È il caso della Colonial Pipeline, il gasdotto americano colpito da un attacco cyber l’anno scorso?

Difficile dirlo, anche se una differenza si può sicuramente ravvisare. In quel caso gli aggressori erano finanziariamente motivati. Intervistato sotto anonimato, uno degli hacker ha confessato l’unico obiettivo di un attacco che ha messo in ginocchio il Paese: fare i soldi.

Qui invece?

Mi sembra che la finalità sia diversa. Stiamo assistendo ad attacchi contro servizi essenziali per generare caos che, per il momento, non hanno un ritorno economico per gli aggressori.

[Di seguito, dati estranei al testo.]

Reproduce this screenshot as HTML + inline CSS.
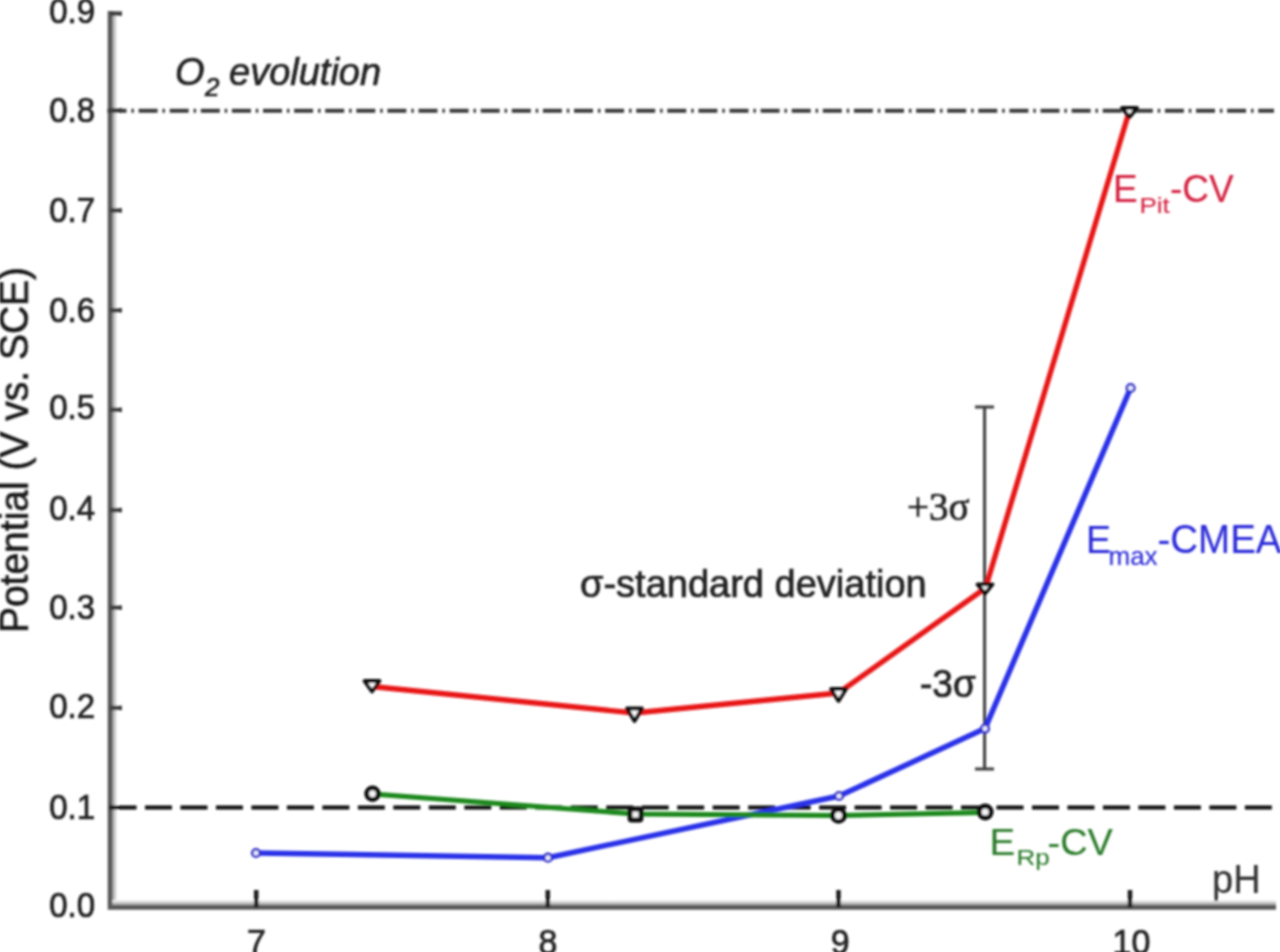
<!DOCTYPE html>
<html>
<head>
<meta charset="utf-8">
<style>
html,body{margin:0;padding:0;background:#fff;width:1280px;height:952px;overflow:hidden}
svg{display:block}
text{font-family:"Liberation Sans",sans-serif}
</style>
</head>
<body>
<svg width="1280" height="952" viewBox="0 0 1280 952">
<defs>
<filter id="bl" x="-5%" y="-5%" width="110%" height="110%"><feGaussianBlur stdDeviation="1.0"/></filter>
</defs>
<rect width="1280" height="952" fill="#fff"/>
<g filter="url(#bl)">
<linearGradient id="gy" x1="0" x2="1" y1="0" y2="0"><stop offset="0" stop-color="#8a8a8a"/><stop offset="1" stop-color="#fff"/></linearGradient>
<linearGradient id="gx" x1="0" x2="0" y1="1" y2="0"><stop offset="0" stop-color="#8a8a8a"/><stop offset="1" stop-color="#fff"/></linearGradient>
<rect x="111.5" y="11" width="6" height="896.4" fill="url(#gy)"/>
<rect x="110.0" y="899.9" width="1166.0" height="6" fill="url(#gx)"/>
<path d="M110.0,11 V907.4 H1276" fill="none" stroke="#5a5a5a" stroke-width="4.6" stroke-linejoin="miter"/>
<g stroke="#404040" stroke-width="4.5">
<line x1="110.0" y1="13.6" x2="122.0" y2="13.6"/>
<line x1="110.0" y1="110.4" x2="122.0" y2="110.4"/>
<line x1="110.0" y1="210.4" x2="122.0" y2="210.4"/>
<line x1="110.0" y1="310.3" x2="122.0" y2="310.3"/>
<line x1="110.0" y1="409.8" x2="122.0" y2="409.8"/>
<line x1="110.0" y1="510.1" x2="122.0" y2="510.1"/>
<line x1="110.0" y1="607.6" x2="122.0" y2="607.6"/>
<line x1="110.0" y1="707.9" x2="122.0" y2="707.9"/>
</g>
<g stroke="#1e1e1e" stroke-width="4.5">
<line x1="256.2" y1="890" x2="256.2" y2="907.4"/>
<line x1="547.8" y1="890" x2="547.8" y2="907.4"/>
<line x1="838.5" y1="890" x2="838.5" y2="907.4"/>
<line x1="1130" y1="890" x2="1130" y2="907.4"/>
</g>
<text x="0" y="0" text-anchor="end" transform="translate(95,22.5) scale(1,1.05)" style="font-size:33px;fill:#222;stroke:#222;stroke-width:0.7px">0.9</text>
<text x="0" y="0" text-anchor="end" transform="translate(95,122) scale(1,1.05)" style="font-size:33px;fill:#222;stroke:#222;stroke-width:0.7px">0.8</text>
<text x="0" y="0" text-anchor="end" transform="translate(95,221.5) scale(1,1.05)" style="font-size:33px;fill:#222;stroke:#222;stroke-width:0.7px">0.7</text>
<text x="0" y="0" text-anchor="end" transform="translate(95,321.5) scale(1,1.05)" style="font-size:33px;fill:#222;stroke:#222;stroke-width:0.7px">0.6</text>
<text x="0" y="0" text-anchor="end" transform="translate(95,419.3) scale(1,1.05)" style="font-size:33px;fill:#222;stroke:#222;stroke-width:0.7px">0.5</text>
<text x="0" y="0" text-anchor="end" transform="translate(95,520) scale(1,1.05)" style="font-size:33px;fill:#222;stroke:#222;stroke-width:0.7px">0.4</text>
<text x="0" y="0" text-anchor="end" transform="translate(95,618.7) scale(1,1.05)" style="font-size:33px;fill:#222;stroke:#222;stroke-width:0.7px">0.3</text>
<text x="0" y="0" text-anchor="end" transform="translate(95,717.5) scale(1,1.05)" style="font-size:33px;fill:#222;stroke:#222;stroke-width:0.7px">0.2</text>
<text x="0" y="0" text-anchor="end" transform="translate(95,818.7) scale(1,1.05)" style="font-size:33px;fill:#222;stroke:#222;stroke-width:0.7px">0.1</text>
<text x="0" y="0" text-anchor="end" transform="translate(95,917) scale(1,1.05)" style="font-size:33px;fill:#222;stroke:#222;stroke-width:0.7px">0.0</text>
<text x="0" y="0" text-anchor="middle" transform="translate(256.5,953.5) scale(1,1.05)" style="font-size:34px;fill:#222;stroke:#222;stroke-width:0.7px">7</text>
<text x="0" y="0" text-anchor="middle" transform="translate(548,953.5) scale(1,1.05)" style="font-size:34px;fill:#222;stroke:#222;stroke-width:0.7px">8</text>
<text x="0" y="0" text-anchor="middle" transform="translate(840.2,953.5) scale(1,1.05)" style="font-size:34px;fill:#222;stroke:#222;stroke-width:0.7px">9</text>
<text x="0" y="0" text-anchor="middle" transform="translate(1131.5,953.5) scale(1,1.05)" style="font-size:34px;fill:#222;stroke:#222;stroke-width:0.7px">10</text>
<text x="0" y="0" text-anchor="middle" transform="translate(28,450) rotate(-90) scale(1,1.06)" style="font-size:39px;fill:#1a1a1a;stroke:#1a1a1a;stroke-width:0.7px">Potential (V vs. SCE)</text>
<text x="0" y="0" transform="translate(1212,893) scale(1,1.05)" style="font-size:38px;fill:#333;stroke:#333;stroke-width:0.2px">pH</text>
<text x="0" y="0" transform="translate(175,85) scale(1,1.0)" style="font-style:italic;font-size:38px;fill:#222;stroke:#222;stroke-width:0.7px">O</text>
<text x="0" y="0" transform="translate(205,95.5) scale(1,1.0)" style="font-style:italic;font-size:26px;fill:#222;stroke:#222;stroke-width:0.7px">2</text>
<text x="0" y="0" transform="translate(229,85) scale(1,1.0)" style="font-style:italic;font-size:38px;fill:#222;stroke:#222;stroke-width:0.7px">evolution</text>
<line x1="107.5" y1="110.8" x2="1274" y2="110.8" stroke="#3a3a3a" stroke-width="4" stroke-dasharray="19 4.9 2.5 4.7"/>
<line x1="109.5" y1="807.4" x2="1272" y2="807.4" stroke="#0a0a0a" stroke-width="4" stroke-dasharray="27 8.48"/>
<g stroke="#3c3c3c" stroke-width="3"><line x1="984.6" y1="407" x2="984.6" y2="769"/><line x1="975" y1="407" x2="994" y2="407"/><line x1="975" y1="769" x2="994" y2="769"/></g>
<polyline points="372,686.5 634.5,713 838.5,693 985.5,588 1129.5,110.5" fill="none" stroke="#e81418" stroke-width="5.3" stroke-linejoin="round"/>
<polyline points="256,853 548,857.7 839,796 985,728.6 1130.6,388" fill="none" stroke="#2a32e8" stroke-width="5.5" stroke-linejoin="round"/>
<polyline points="372.5,794 635.5,814 838.5,815.5 985.2,812.5" fill="none" stroke="#1a881a" stroke-width="5" stroke-linejoin="round"/>
<g fill="#fff" stroke="#111" stroke-width="3.8" stroke-linejoin="round">
<path d="M364.5,681 H379.5 L372,691.5 Z"/>
<path d="M627.0,708.5 H642.0 L634.5,721 Z"/>
<path d="M831.0,689 H846.0 L838.5,701 Z"/>
<path d="M977.5,584.4 H992.5 L985,593.5 Z"/>
<path d="M1122.0,108 H1137.0 L1129.5,117 Z"/>
</g>
<g fill="#eef" stroke="#3030c8" stroke-width="2.6">
<circle cx="256" cy="853" r="3.8"/>
<circle cx="548" cy="857.7" r="3.8"/>
<circle cx="839" cy="796" r="3.8"/>
<circle cx="985" cy="728.6" r="3.8"/>
<circle cx="1130.6" cy="388" r="3.8"/>
</g>
<g fill="#f4f4f4" stroke="#0a0a0a" stroke-width="4.8">
<circle cx="372.5" cy="793.7" r="5.8"/>
<rect x="630" y="809" width="11" height="11" rx="1.5"/>
<circle cx="838.5" cy="815.4" r="6.0"/>
<circle cx="985.2" cy="812" r="6.0"/>
</g>
<text x="0" y="0" transform="translate(1113,202) scale(1,1.05)" style="font-size:37px;fill:#d42040;stroke:#d42040;stroke-width:0.1px">E</text>
<text x="0" y="0" transform="translate(1139.5,212.5) scale(1,0.88)" style="font-size:26px;fill:#d42040;stroke:#d42040;stroke-width:0.1px">Pit</text>
<text x="0" y="0" transform="translate(1170,202) scale(1,1.05)" style="font-size:37px;fill:#d42040;stroke:#d42040;stroke-width:0.1px">-CV</text>
<text x="0" y="0" transform="translate(1086,553) scale(1,1.05)" style="font-size:37.5px;fill:#2a2ad8;stroke:#2a2ad8;stroke-width:0.1px">E</text>
<text x="0" y="0" transform="translate(1108.5,565) scale(1,1.0)" style="font-size:26px;fill:#2a2ad8;stroke:#2a2ad8;stroke-width:0.1px">max</text>
<text x="0" y="0" transform="translate(1157.5,553) scale(1,1.05)" style="font-size:38.5px;fill:#2a2ad8;stroke:#2a2ad8;stroke-width:0.1px">-CMEA</text>
<text x="0" y="0" transform="translate(989.5,855) scale(1,0.96)" style="font-size:38.5px;fill:#2a7a2a;stroke:#2a7a2a;stroke-width:0.1px">E</text>
<text x="0" y="0" transform="translate(1016.5,865) scale(1,0.88)" style="font-size:26px;fill:#2a7a2a;stroke:#2a7a2a;stroke-width:0.1px">Rp</text>
<text x="0" y="0" transform="translate(1047.5,855) scale(1,0.97)" style="font-size:38px;fill:#2a7a2a;stroke:#2a7a2a;stroke-width:0.1px">-CV</text>
<text x="0" y="0" transform="translate(580,596.5) scale(1,1.0)" style="font-size:38px;fill:#222;stroke:#222;stroke-width:0.7px">σ-standard deviation</text>
<text x="0" y="0" transform="translate(907,520) scale(1,1.05)" style="font-family:'Liberation Serif',serif;font-size:39px;fill:#222;stroke:#222;stroke-width:0.7px">+3σ</text>
<text x="0" y="0" transform="translate(920,697) scale(1,1.05)" style="font-size:37px;fill:#222;stroke:#222;stroke-width:0.7px">-3σ</text>
</g>
</svg>
</body>
</html>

In questi mesi si è parlato di “killware”: un attacco contro un’infrastruttura critica che può portare all’uccisione di persone in carne ed ossa. È fantasy o realtà?

Non è fantasy, ma non c’è bisogno di inventare nuovi termini: esistono già. Ci sono attacchi che assieme ai danni informatici provocano danni cinetici. Gli stessi causati da un missile o un proiettile. Difficile però coglierne l’utilità in una zona di guerra.

L’Agenzia per la cybersicurezza nazionale ha messo in guardia le aziende italiane in Ucraina. C’è una lezione da imparare?

Direi di sì: questa minaccia è molto più vicina di quanto pensiamo. Il nostro Paese spesso si crede poco rilevante. Dovremmo ricordarci che siamo uno Stato chiave dell’Ue e della Nato e abbiamo infrastrutture di fondamentale interesse strategico.